Why governance often decides the outcome
The hidden variable in this debate is governance maturity. If your organization lacks clear approval workflows, test discipline, and release controls, a business rules platform will not magically solve that problem. It may simply relocate the confusion. On the other hand, if you already have change management pressure from legal, finance, audit, or customer contracts, externalized rules can create a much cleaner control model than embedding policy in source code.
That is why the calculator weights auditability, self-service importance, release cadence, and change frequency heavily. These factors often drive the economic crossover point where a rule-based approach becomes cheaper and safer over a three-year horizon, even when its first-year cost is higher.
A hybrid architecture is often best
In mature systems, the answer is often hybrid rather than absolute. Core computations that require performance, numeric precision, or deep technical coupling remain in scripts or services. Policy decisions, thresholds, exception matrices, and eligibility criteria move into a business rules layer. This pattern preserves engineering rigor while reducing the need for code releases every time a policy changes.
A strong hybrid approach usually includes:
- A stable calculation service for reusable computation primitives.
- A rules layer for policy, thresholds, qualification criteria, and routing decisions.
- Decision logging so every outcome can be traced to a versioned rule set.
- A test harness covering both formula accuracy and rule combinations.
- Clear release governance for who can change what and under which approval path.

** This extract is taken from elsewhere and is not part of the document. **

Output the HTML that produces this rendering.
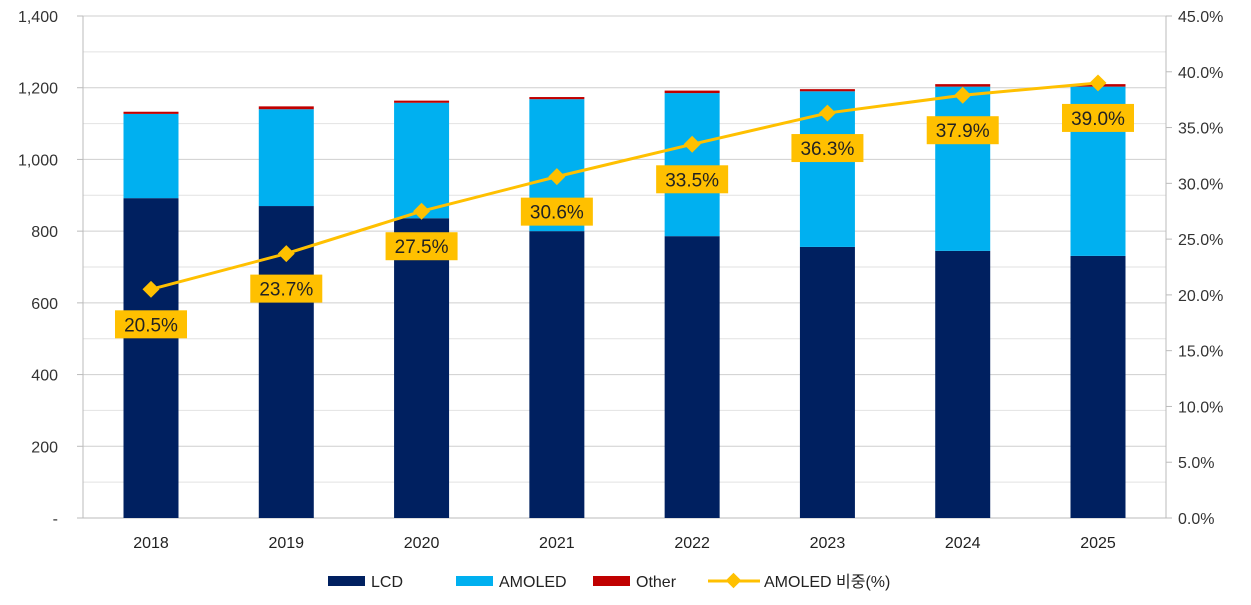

How to interpret the calculator results
If the calculator recommends calculation scripts, it usually means your logic is relatively stable, your release process is not a major bottleneck, or the annualized cost of a rules platform does not offset the expected maintenance savings. If it recommends business rules, it usually means the pattern of change, audit need, or business ownership is substantial enough that externalized logic should reduce friction and risk over time.
Do not treat the output as a substitute for architecture review. Instead, use it as a structured discussion starter. If the recommendation is close, that usually signals a hybrid design opportunity. If the recommendation is decisive, it often reflects one dominant factor, such as high auditability requirements or a large monthly change load.
Authoritative resources for deeper evaluation
Final recommendation for decision-makers
If your organization has fewer rules, infrequent changes, and no pressing need for business-managed updates, scripts are usually the economical choice. If your organization has dozens or hundreds of decision points, frequent policy changes, tight compliance obligations, or a business team that must participate directly in decision management, business rules usually provide better long-term control. In many real systems, the premium architecture is a disciplined hybrid: computations in code, policy in rules, and observability across both.